WORK TO BE COMPLETED: The lines from the top of the material below through the line containing "from matplotlib import font_manager" are to be printed exactly, with pictures omitted.

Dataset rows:
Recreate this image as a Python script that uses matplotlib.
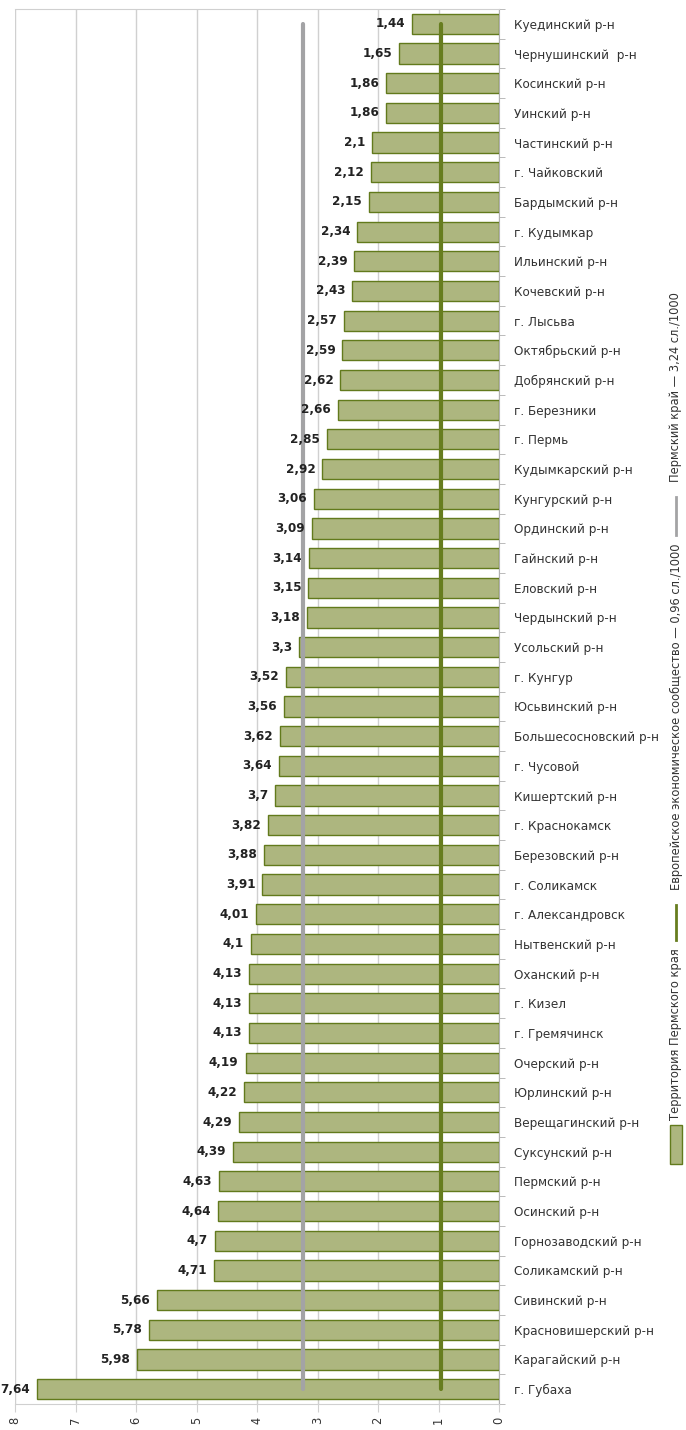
import matplotlib
matplotlib.use("Agg")
import matplotlib.pyplot as plt
from matplotlib.patches import Rectangle
from matplotlib.lines import Line2D
from matplotlib import font_manager

regions = [
    "Куединский р-н", "Чернушинский  р-н", "Косинский р-н", "Уинский р-н",
    "Частинский р-н", "г. Чайковский", "Бардымский р-н", "г. Кудымкар",
    "Ильинский р-н", "Кочевский р-н", "г. Лысьва", "Октябрьский р-н",
    "Добрянский р-н", "г. Березники", "г. Пермь", "Кудымкарский р-н",
    "Кунгурский р-н", "Ординский р-н", "Гайнский р-н", "Еловский р-н",
    "Чердынский р-н", "Усольский р-н", "г. Кунгур", "Юсьвинский р-н",
    "Большесосновский р-н", "г. Чусовой", "Кишертский р-н", "г. Краснокамск",
    "Березовский р-н", "г. Соликамск", "г. Александровск", "Нытвенский р-н",
    "Оханский р-н", "г. Кизел", "г. Гремячинск", "Очерский р-н",
    "Юрлинский р-н", "Верещагинский р-н", "Суксунский р-н", "Пермский р-н",
    "Осинский р-н", "Горнозаводский р-н", "Соликамский р-н", "Сивинский р-н",
    "Красновишерский р-н", "Карагайский р-н", "г. Губаха",
]
rates = [
    1.44, 1.65, 1.86, 1.86, 2.1, 2.12, 2.15, 2.34, 2.39, 2.43, 2.57, 2.59,
    2.62, 2.66, 2.85, 2.92, 3.06, 3.09, 3.14, 3.15, 3.18, 3.3, 3.52, 3.56,
    3.62, 3.64, 3.7, 3.82, 3.88, 3.91, 4.01, 4.1, 4.13, 4.13, 4.13, 4.19,
    4.22, 4.29, 4.39, 4.63, 4.64, 4.7, 4.71, 5.66, 5.78, 5.98, 7.64,
]
eec_rate = 0.96
perm_rate = 3.24
x_ticks = [0, 1, 2, 3, 4, 5, 6, 7, 8]

legend_bars = "Территория Пермского края"
legend_eec = "Европейское экономическое сообщество — 0,96 сл./1000"
legend_perm = "Пермский край — 3,24 сл./1000"

# prefer a condensed face if one is installed
fonts = font_manager.fontManager.ttflist
has_condensed = any(f.name == "DejaVu Sans" and f.stretch == "condensed" for f in fonts)
if has_condensed:
    plt.rcParams["font.family"] = ["DejaVu Sans"]
    plt.rcParams["font.stretch"] = "condensed"
    scale = 0.92
else:
    plt.rcParams["font.family"] = ["Liberation Sans", "DejaVu Sans"]
    scale = 0.88

BAR_FACE = "#adb67f"
BAR_EDGE = "#627a1c"
EEC_COLOR = "#677d1f"
PERM_COLOR = "#a3a3a5"
GRID = "#d0d0d0"

W, H = 686, 1430
fig = plt.figure(figsize=(W / 100, H / 100), dpi=100)
ax = fig.add_axes([15 / W, 26 / H, (499 - 15) / W, (1404 - 9) / H])

n = len(regions)
pos = list(range(n))
ax.barh(pos, rates, height=0.68, color=BAR_FACE, edgecolor=BAR_EDGE,
        linewidth=1.0, zorder=3)

ax.plot([perm_rate, perm_rate], [0, n - 1], color=PERM_COLOR, lw=3.0,
        solid_capstyle="round", zorder=4)
ax.plot([eec_rate, eec_rate], [0, n - 1], color=EEC_COLOR, lw=3.0,
        solid_capstyle="round", zorder=4)

for p, v in zip(pos, rates):
    label = f"{v:g}".replace(".", ",")
    ax.annotate(label, (v, p), xytext=(-5, 0), textcoords="offset points",
                ha="right", va="center", fontsize=10.5 * scale, fontweight="bold",
                color="#222222", zorder=5)

ax.set_xlim(8, 0)
ax.set_ylim(n - 0.5, -0.5)
ax.set_xticks(x_ticks)
ax.set_xticklabels([str(t) for t in x_ticks], rotation=90, fontsize=10 * scale,
                   color="#333333")
ax.tick_params(axis="x", length=6, color=GRID, pad=3)
ax.xaxis.grid(True, color=GRID, lw=1.0, zorder=0)

ax.yaxis.tick_right()
ax.set_yticks(pos)
ax.set_yticklabels(regions, fontsize=10.5 * scale, color="#333333")
ax.tick_params(axis="y", which="major", length=0, pad=11)
ax.set_yticks([p + 0.5 for p in range(-1, n)], minor=True)
ax.tick_params(axis="y", which="minor", length=4, color="#b0b0b0", right=True, left=False)

for side in ("top", "bottom"):
    ax.spines[side].set_color(GRID)
ax.spines["left"].set_visible(False)
ax.spines["right"].set_color("#b0b0b0")

# vertical legend along the right edge
lx = 676 / W
fs_leg = 10.0 * scale
fig.patches.append(Rectangle((670 / W, 1 - 1164 / H), 12 / W, 39 / H,
                             transform=fig.transFigure, facecolor=BAR_FACE,
                             edgecolor=BAR_EDGE, lw=1.0))
fig.text(lx, 1 - 1120 / H, legend_bars, rotation=90, ha="center", va="bottom",
         fontsize=fs_leg, color="#333333")
fig.lines.append(Line2D([lx, lx], [1 - 940 / H, 1 - 905 / H],
                        transform=fig.transFigure, color=EEC_COLOR, lw=2.0))
fig.text(lx, 1 - 890 / H, legend_eec, rotation=90, ha="center", va="bottom",
         fontsize=fs_leg, color="#333333")
fig.lines.append(Line2D([lx, lx], [1 - 535 / H, 1 - 497 / H],
                        transform=fig.transFigure, color=PERM_COLOR, lw=2.0))
fig.text(lx, 1 - 482 / H, legend_perm, rotation=90, ha="center", va="bottom",
         fontsize=fs_leg, color="#333333")

fig.savefig("out.png", dpi=100, facecolor="white")
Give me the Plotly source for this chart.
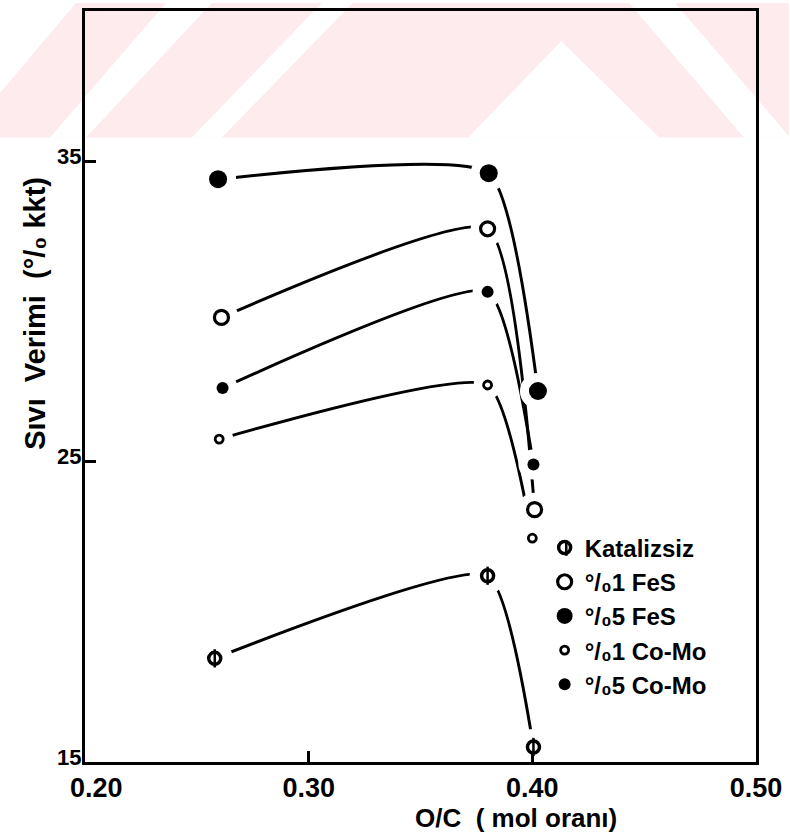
import plotly.graph_objects as go

# ---- data ----
series_names = ["Katalizsiz", "°/₀1 FeS", "°/₀5 FeS", "°/₀1 Co-Mo", "°/₀5 Co-Mo"]

x_kat = [0.258, 0.380, 0.4005]
y_kat = [18.45, 21.2, 15.5]

x_fes1 = [0.261, 0.380, 0.401]
y_fes1 = [29.8, 32.75, 23.4]

x_fes5 = [0.2595, 0.3805, 0.4025]
y_fes5 = [34.4, 34.6, 27.35]

x_como1 = [0.260, 0.380, 0.400]
y_como1 = [25.75, 27.55, 22.45]

x_como5 = [0.2615, 0.380, 0.4005]
y_como5 = [27.45, 30.65, 24.9]

x_ticks = [0.20, 0.30, 0.40, 0.50]
x_ticklabels = ["\u00a0\u00a0\u00a00.20", "0.30", "0.40", "0.50"]
y_ticks = [15, 25, 35]
y_ticklabels = ["15", "25", "35"]

xs = [x_kat, x_fes1, x_fes5, x_como1, x_como5]
ys = [y_kat, y_fes1, y_fes5, y_como1, y_como5]

# marker styles: (symbol, size, line width)
styles = [
    ("circle-open", 12, 3.5),
    ("circle-open", 14, 3.2),
    ("circle", 18, 0),
    ("circle-open", 8, 2.8),
    ("circle", 12, 0),
]
halo_sizes = [36, 34, 36, 28, 30]

FONT = "Liberation Sans"
W, H = 790, 836
L, R, T, B = 85, 33, 8, 74

fig = go.Figure()

# curves
for x, y in zip(xs, ys):
    fig.add_trace(go.Scatter(x=x, y=y, mode="lines",
                             line=dict(color="black", width=3, shape="spline", smoothing=0.5),
                             showlegend=False, hoverinfo="skip"))
# white halos to leave gaps near the points (hand-drawn look)
for x, y, hs in zip(xs, ys, halo_sizes):
    fig.add_trace(go.Scatter(x=x, y=y, mode="markers",
                             marker=dict(symbol="circle", size=hs, color="white",
                                         line=dict(width=0)),
                             showlegend=False, hoverinfo="skip"))
# markers
for i, (x, y, name) in enumerate(zip(xs, ys, series_names)):
    sym, sz, lw = styles[i]
    fig.add_trace(go.Scatter(x=x, y=y, mode="markers", name=name,
                             marker=dict(symbol=sym, size=sz, color="black",
                                         line=dict(color="black", width=lw)),
                             hoverinfo="skip"))
# vertical bar inside the "Katalizsiz" symbol
fig.add_trace(go.Scatter(x=x_kat, y=y_kat, mode="markers", showlegend=False, hoverinfo="skip",
                         marker=dict(symbol="line-ns", size=13,
                                     line=dict(color="black", width=2.5))))

# watermark (pale pink stripes at the top of the page)
pw = W - L - R
ph = H - T - B


def px(xp, yp):
    return (xp - L) / pw, (H - B - yp) / ph


def path(pts):
    s = ""
    for k, (a, b) in enumerate(pts):
        u, v = px(a, b)
        s += ("M" if k == 0 else "L") + f"{u:.4f},{v:.4f} "
    return s + "Z"


pink = "#fdebee"
shapes = [dict(type="path", xref="paper", yref="paper", layer="below",
               path=path([(0, 0), (790, 0), (790, 135), (0, 135)]),
               fillcolor=pink, line=dict(width=0))]
white_polys = [
    [(0, 0), (76, 0), (0, 90)],
    [(166, 0), (212, 0), (86, 135), (50, 135)],
    [(322, 0), (353, 0), (222, 135), (192, 135)],
    [(562, 38), (660, 135), (469, 135)],
    [(630, 0), (676, 0), (791, 135), (745, 135)],
]
for poly in white_polys:
    shapes.append(dict(type="path", xref="paper", yref="paper", layer="below",
                       path=path(poly), fillcolor="white", line=dict(width=0)))

# vertical bar on the "Katalizsiz" legend symbol
lx0, ly0 = px(567, 541)
lx1, ly1 = px(567, 555)
shapes.append(dict(type="line", xref="paper", yref="paper", layer="above",
                   x0=lx0, y0=ly0, x1=lx1, y1=ly1,
                   line=dict(color="black", width=2.5)))

fig.update_layout(
    width=W, height=H,
    margin=dict(l=L, r=R, t=T, b=B),
    paper_bgcolor="white",
    plot_bgcolor="rgba(0,0,0,0)",
    font=dict(family=FONT, color="black"),
    shapes=shapes,
    showlegend=True,
    legend=dict(x=0.685, y=0.315, xanchor="left", yanchor="top",
                bgcolor="rgba(0,0,0,0)", borderwidth=0,
                font=dict(family=FONT, size=24, color="black", weight="bold"),
                itemwidth=30),
    xaxis=dict(range=[0.2, 0.5], tickvals=x_ticks, ticktext=x_ticklabels,
               ticks="inside", ticklen=11, tickwidth=2.5, tickcolor="black",
               showline=True, linewidth=3, linecolor="black", mirror=True,
               showgrid=False, zeroline=False, ticklabelstandoff=0,
               tickfont=dict(family=FONT, size=27, color="black", weight="bold")),
    yaxis=dict(range=[15, 40], tickvals=y_ticks, ticktext=y_ticklabels,
               ticks="inside", ticklen=11, tickwidth=2.5, tickcolor="black",
               showline=True, linewidth=3, linecolor="black", mirror=True,
               showgrid=False, zeroline=False, ticklabelstandoff=-4,
               ticklabelshift=-5,
               tickfont=dict(family=FONT, size=22, color="black", weight="bold")),
    annotations=[
        dict(text="O/C  ( mol oranı)", xref="paper", yref="paper",
             x=(517 - L) / pw, y=(H - B - 818) / ph, xanchor="center", yanchor="middle",
             showarrow=False, font=dict(family=FONT, size=26, color="black", weight="bold")),
        dict(text="Sıvı  Verimi  (°/₀ kkt)", xref="paper", yref="paper",
             x=(35 - L) / pw, y=(H - B - 312) / ph, xanchor="center", yanchor="middle",
             textangle=-90, showarrow=False,
             font=dict(family=FONT, size=29, color="black", weight="bold")),
    ],
)

fig.write_html("out.html")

RESPONSE TO THIS EXERCISE:
Recreate this image as a Python script that uses matplotlib.
import matplotlib
matplotlib.use("Agg")
import matplotlib.pyplot as plt
from matplotlib.patches import Rectangle
from matplotlib.lines import Line2D
from matplotlib import font_manager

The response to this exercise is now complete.